**TASK**
Retype each line exactly. Skip images.

**DATA SECTION**

• • • •

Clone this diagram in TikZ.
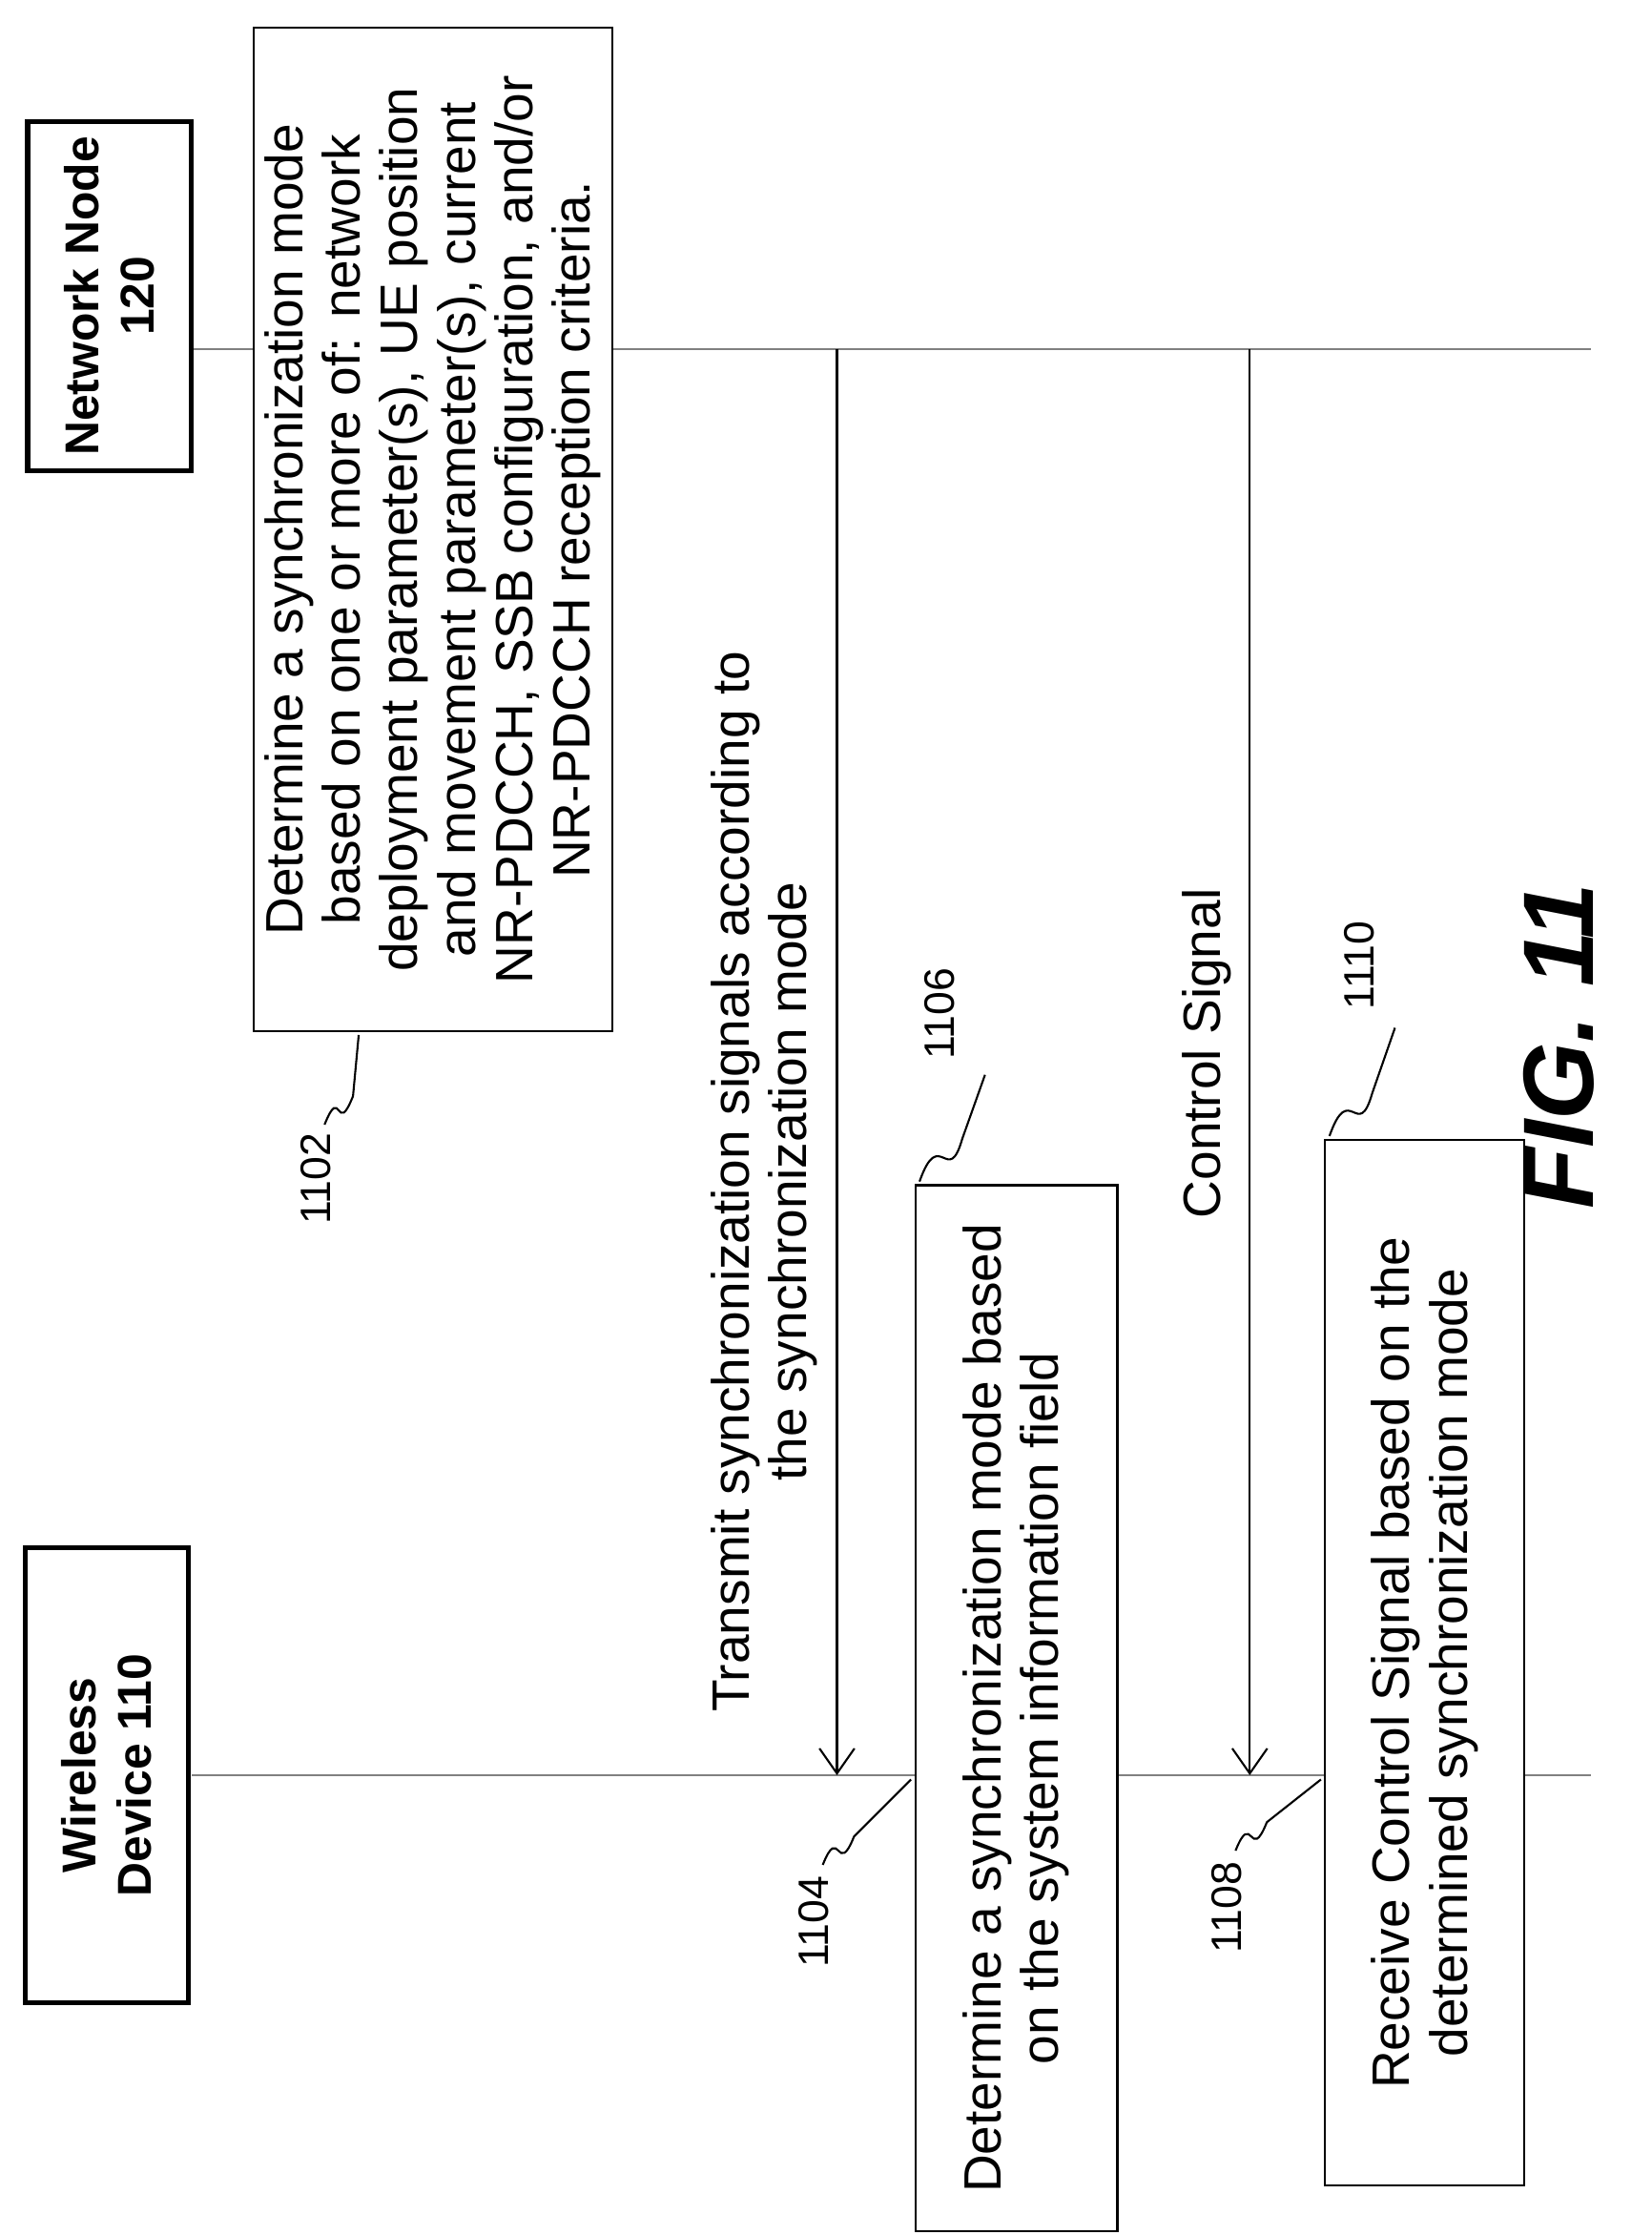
\documentclass[tikz,border=0pt]{standalone}
\usepackage{fontspec}
\setmainfont{Liberation Sans}
\usetikzlibrary{arrows.meta}

\tikzset{
  stepbox/.style={draw,thick,fill=white,rotate=90,align=center,
    font=\fontsize{21}{23}\selectfont,inner sep=4pt},
  actor/.style={draw,line width=2pt,rotate=90,align=center,
    font=\bfseries\fontsize{19}{22}\selectfont,inner sep=6pt},
  msg/.style={thick,-{Straight Barb[length=10pt,width=14pt]}},
  lifeline/.style={thick,gray},
  tag/.style={font=\fontsize{17}{20}\selectfont,rotate=90},
}

\begin{document}
\begin{tikzpicture}[x=0.02cm,y=-0.02cm]
    \useasboundingbox (0,0) rectangle (1160,1570);
    % lifelines
    \draw [lifeline] (135,245) -- (1118,245);
    \draw [lifeline] (135,1247) -- (1118,1247);
    % actors
    \node [actor,minimum width=4.7cm,minimum height=2.3cm] (node) at (77,208)
	{Network Node\\120};
    \node [actor,minimum width=6.4cm,minimum height=2.3cm] (wd) at (75,1247)
	{Wireless\\Device 110};
    % steps
    \node [stepbox,minimum width=14.1cm,minimum height=5.04cm] (determine) at (304,372)
	{Determine a synchronization mode\\based on one or more of: network\\deployment parameter(s), UE position\\and movement parameter(s), current\\NR-PDCCH, SSB configuration, and/or\\NR-PDCCH reception criteria.};
    \node [stepbox,minimum width=14.7cm,minimum height=2.84cm] (detect) at (714,1200)
	{Determine a synchronization mode based\\on the system information field};
    \node [stepbox,minimum width=14.7cm,minimum height=2.8cm] (receive) at (1001,1168)
	{Receive Control Signal based on the\\determined synchronization mode};
    % messages
    \coordinate (tx1) at (588,245);
    \coordinate (rx1) at (588,1247);
    \coordinate (tx2) at (878,245);
    \coordinate (rx2) at (878,1247);
    \draw [msg] (tx1) -- (rx1);
    \draw [msg] (tx2) -- (rx2);
    \node [rotate=90,align=center,font=\fontsize{21}{23}\selectfont] (sync) at (537,830)
	{Transmit synchronization signals according to\\the synchronization mode};
    \node [rotate=90,font=\fontsize{21}{23}\selectfont] (ctrl) at (848,740) {Control Signal};
    % reference numerals
    \node [tag] (n1102) at (222,828) {1102};
    \draw [thick] (228,790) .. controls (240,760) and (236,800) .. (248,770) -- (252,727);
    \node [tag] (n1104) at (572,1350) {1104};
    \draw [thick] (578,1310) .. controls (590,1280) and (588,1320) .. (600,1290) -- (640,1250);
    \node [tag] (n1108) at (862,1340) {1108};
    \draw [thick] (868,1300) .. controls (880,1270) and (878,1310) .. (890,1280) -- (928,1250);
    \node [tag] (n1106) at (660,712) {1106};
    \draw [thick] (646,830) .. controls (660,790) and (666,835) .. (676,800) -- (692,755);
    \node [tag] (n1110) at (955,678) {1110};
    \draw [thick] (934,798) .. controls (948,758) and (954,803) .. (964,768) -- (980,722);
    \node [rotate=90,font=\bfseries\itshape\fontsize{40}{40}\selectfont] (fig) at (1095,735) {FIG. 11};
\end{tikzpicture}
\end{document}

• • • •

**WRITTEN RESPONSE**
Clone this diagram in TikZ.
\documentclass[tikz,border=0pt]{standalone}
\usepackage{fontspec}
\setmainfont{Liberation Sans}
\usetikzlibrary{arrows.meta}

\tikzset{
  stepbox/.style={draw,thick,fill=white,rotate=90,align=center,
    font=\fontsize{21}{23}\selectfont,inner sep=4pt},
  actor/.style={draw,line width=2pt,rotate=90,align=center,
    font=\bfseries\fontsize{19}{22}\selectfont,inner sep=6pt},
  msg/.style={thick,-{Straight Barb[length=10pt,width=14pt]}},
  lifeline/.style={thick,gray},
  tag/.style={font=\fontsize{17}{20}\selectfont,rotate=90},
}

\begin{document}
\begin{tikzpicture}[x=0.02cm,y=-0.02cm]
    \useasboundingbox (0,0) rectangle (1160,1570);
    % lifelines
    \draw [lifeline] (135,245) -- (1118,245);
    \draw [lifeline] (135,1247) -- (1118,1247);
    % actors
    \node [actor,minimum width=4.7cm,minimum height=2.3cm] (node) at (77,208)
	{Network Node\\120};
    \node [actor,minimum width=6.4cm,minimum height=2.3cm] (wd) at (75,1247)
	{Wireless\\Device 110};
    % steps
    \node [stepbox,minimum width=14.1cm,minimum height=5.04cm] (determine) at (304,372)
	{Determine a synchronization mode\\based on one or more of: network\\deployment parameter(s), UE position\\and movement parameter(s), current\\NR-PDCCH, SSB configuration, and/or\\NR-PDCCH reception criteria.};
    \node [stepbox,minimum width=14.7cm,minimum height=2.84cm] (detect) at (714,1200)
	{Determine a synchronization mode based\\on the system information field};
    \node [stepbox,minimum width=14.7cm,minimum height=2.8cm] (receive) at (1001,1168)
	{Receive Control Signal based on the\\determined synchronization mode};
    % messages
    \coordinate (tx1) at (588,245);
    \coordinate (rx1) at (588,1247);
    \coordinate (tx2) at (878,245);
    \coordinate (rx2) at (878,1247);
    \draw [msg] (tx1) -- (rx1);
    \draw [msg] (tx2) -- (rx2);
    \node [rotate=90,align=center,font=\fontsize{21}{23}\selectfont] (sync) at (537,830)
	{Transmit synchronization signals according to\\the synchronization mode};
    \node [rotate=90,font=\fontsize{21}{23}\selectfont] (ctrl) at (848,740) {Control Signal};
    % reference numerals
    \node [tag] (n1102) at (222,828) {1102};
    \draw [thick] (228,790) .. controls (240,760) and (236,800) .. (248,770) -- (252,727);
    \node [tag] (n1104) at (572,1350) {1104};
    \draw [thick] (578,1310) .. controls (590,1280) and (588,1320) .. (600,1290) -- (640,1250);
    \node [tag] (n1108) at (862,1340) {1108};
    \draw [thick] (868,1300) .. controls (880,1270) and (878,1310) .. (890,1280) -- (928,1250);
    \node [tag] (n1106) at (660,712) {1106};
    \draw [thick] (646,830) .. controls (660,790) and (666,835) .. (676,800) -- (692,755);
    \node [tag] (n1110) at (955,678) {1110};
    \draw [thick] (934,798) .. controls (948,758) and (954,803) .. (964,768) -- (980,722);
    \node [rotate=90,font=\bfseries\itshape\fontsize{40}{40}\selectfont] (fig) at (1095,735) {FIG. 11};
\end{tikzpicture}
\end{document}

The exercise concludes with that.